Tunisie. L’illusoire course à la présidentielle est lancée

 Tunisie. L’illusoire course à la présidentielle est lancée

Palais de Carthage

Sans date officielle ni cadre légal défini avec certitude, la très théorique élection présidentielle prévue pour fin 2024 en Tunisie voit les prétendants s’additionner au fil des semaines, via des candidatures fantaisistes pour certaines, plus sérieuses pour d’autres, mais sans le moindre enjeu réaliste.

Dernière candidature en date, celle de Lotfi Mraihi (64 ans) qui s’est fendu le 2 avril d’un spot de précampagne techniquement soigné, à la teneur solennelle, intitulé « la Tunisie mérite mieux ».

 

Le secrétaire général de l’Union populaire républicaine (UPR) qui avait été crédité de 6,56% des votes au premier tour de la présidentielle de 2019 (soit 221.190 voix), alors classé 7ème sur 26 candidats, a annoncé qu’il se présente cette fois pour briguer la magistrature suprême après avoir pris acte de « la dégradation de la vie politique, économique et sociale, ainsi que le recul des droits et des libertés acquises lors de la révolution ».

Mhaihi a surtout décrété que le président de la République actuel, si l’actuel président Kais Saïed venait à se représenter pour un second mandat, il doit de facto « annuler les décrets et les lois qu’il a lui-même mis en place pour s’octroyer une immunité et une non redevabilité absolue », autant dire un vœu pieux.

Incrédules, des voix s’élèvent déjà pour s’interroger sur le bien-fondé de telles candidatures dans le climat délétère et répressif actuel :

 

Quelques jours auparavant, c’était au tour de Mondher Zenaidi (74 ans) de se porter candidat de manière plus subtile, en esquissant un programme dans une vidéo au contenu similaire :

 

Plusieurs fois ministre durant l’ère Ben Ali à des portefeuilles techniques notamment au Transport, au Commerce, et au Tourisme, cet ingénieur de formation, aujourd’hui exilé en France, n’avait récolté que 0,74 % des suffrages lors de la présidentielle de 2014.

Il brigue le même électorat nostalgique du bénalisme qu’une autre candidate déclarée, Abir Moussi (49 ans), emprisonnée par l’actuel régime depuis le 5 octobre 2023.

Outre ces trois candidatures, celle de l’ancienne PDG éphémère de Tunisair (limogée après 1 mois et demi seulement de sa nomination en janvier 2021) Olfa Hamdi (39 ans), est souvent considérée comme la plus folklorique.
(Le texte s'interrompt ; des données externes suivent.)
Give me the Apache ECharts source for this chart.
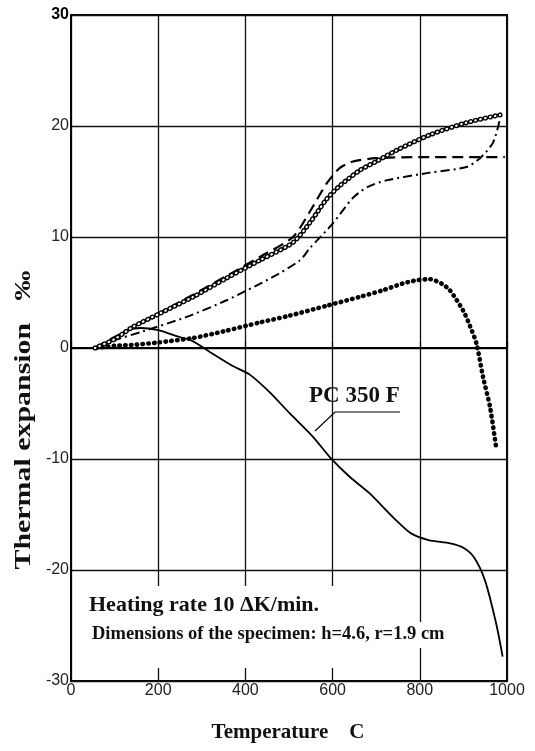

Originaire de Gafsa, cette adepte d’un libéralisme économique radical est qualifiée par ses détracteurs de candidate de la droite populiste.

 

Harcèlement judiciaire

Mais la plupart de ces candidats se trouvent déjà sous le coup de procédures judiciaires, lorsqu’ils ne sont pas déjà en prison.

Ainsi la chambre correctionnelle du Tribunal de première instance de Tunis avait Lotfi Mraihi, à six mois de prison avec sursis en janvier dernier pour « propagation de fausses informations touchant à la sûreté de l’État ». Ce dernier avait simplement affirmé que « Kaïs Saïed a échoué, que sa cote de popularité a régressé et qu’il patauge ». Une opinion donc considérée désormais comme une fausse information. Il est en outre cité dans une autre affaire relevant du pénal.

Les chefs d’accusation se multiplient également contre Abir Moussi mais aussi de Mondher Zenaidi : son avocat a confirmé début mars dernier que son client avait été déféré devant la chambre d’accusation du tribunal de première instance de Tunis, sur fond de soupçons de corruption financière. Une saisine qui concerne une affaire remontant à l’année 2011 en relation avec la Commission nationale d’investigation sur les faits de corruption et de malversation, et liée à la vente d’Ennakl Automobiles, représentant de Volkswagen en Tunisie.

Le 13 janvier dernier, des documents fuités ont par ailleurs circulé sur les réseaux sociaux en rapport avec l’ouverture d’une information judiciaire contre des hommes politiques, des hommes d’affaires et des personnalités médiatiques suspectés de blanchiment d’argent, incluant le nom d’Olfa Hamdi. L’intéressée a cependant démenti avoir été mise au courant de ces poursuites.

Abstraction faite de ce climat non démocratique de la judiciarisation de la vie politique du pays, plusieurs sondages d’opinion révèlent une popularité quasi intacte du président Kais Saïed, malgré un bilan socio-économique calamiteux.